Haynes and others on the bridge called on state leaders to declare a state of emergency on wrongful convictions and for the public to educate themselves on the matter. They urged the attorney general’s office to expedite the review of cases brought to its Conviction Review Unit.
The CRU, which started taking cases in 2021, has so far recommended three murder convictions be vacated. Last year, the unit recommended the 1998 murder conviction of Thomas Rhodes be cleared (although the unit maintained his involuntary manslaughter conviction), after 24 years behind bars.
Recently, the CRU recommended convictions against Brian Pippitt and Edgar Barrientos-Quintana be cleared. It will be up to the courts to decide what happens next.
Since 1989, the National Registry of Exonerations recorded 3,586 exonerations, totaling nearly 33,000 years lost. A report from the registry found that Black Americans are seven times more likely than white Americans to be falsely convicted of serious crimes.
That includes Marvin Haynes, who was 17 years old when he was sentenced to life, despite no physical evidence tying him to the scene. For almost two decades, Marvina Haynes fought for her brother’s innocence. She doesn’t want any other families to face the same grief.
He can’t get back that time, and neither can she.
“No person should spend one minute in prison for a crime they did not commit,” said Haynes, who founded MN Wrongfully Convicted Judicial Reform. The organization supports families fighting for their loved ones’ freedom.
Nakisha Armstrong was one of the people on the bridge, holding a sign for an incarcerated loved one.

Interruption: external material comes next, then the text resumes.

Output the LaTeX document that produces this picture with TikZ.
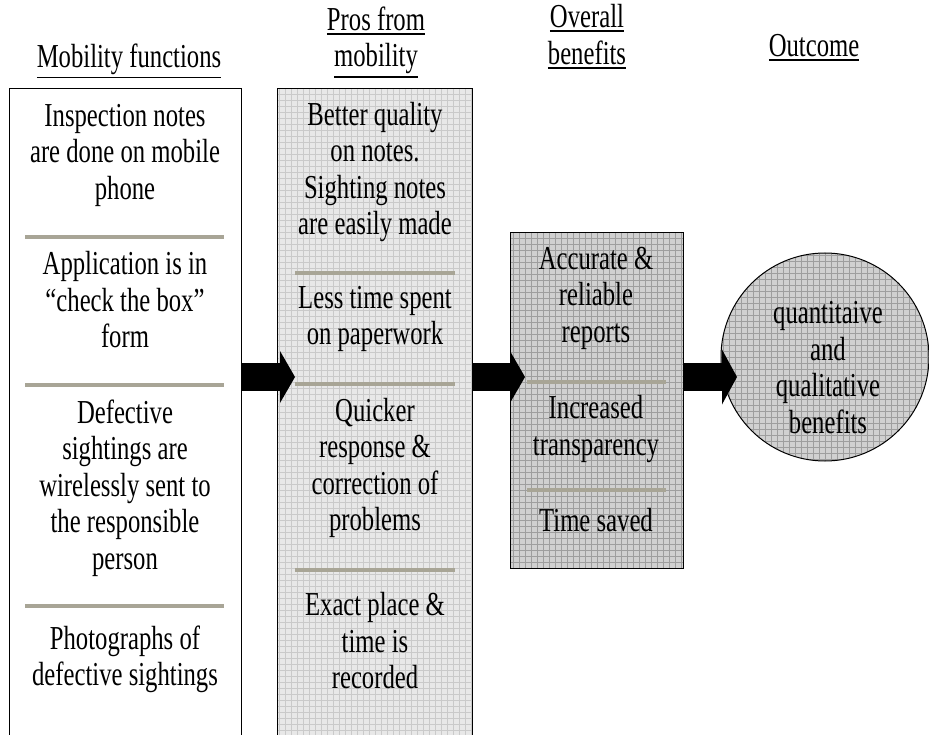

She said she believes the father of her two sons was wrongfully convicted for aiding and abetting a drive-by shooting. The person who claimed her ex-partner confessed later admitted to lying, she said, and no physical evidence tied him to the shooting.
His case is now under review by the Conviction Review Unit and has been taken on by the Innocence Project — but Armstrong said she had already spent the last 17 years fighting for his innocence while raising their children and working other full-time jobs.
Altogether, she estimated she and his family have spent $100,000 in efforts to clear his conviction. Her sons are now the same age as their father when he began his life sentence.
“I look at my sons and I’m thinking in my head, ‘you guys are kids.’ And I’m thinking about their dad. That was a kid,” she said. “I talk to individuals who came out of [prison] and they all say this place is like the belly of the beast. Just imagine a kid going into this place.”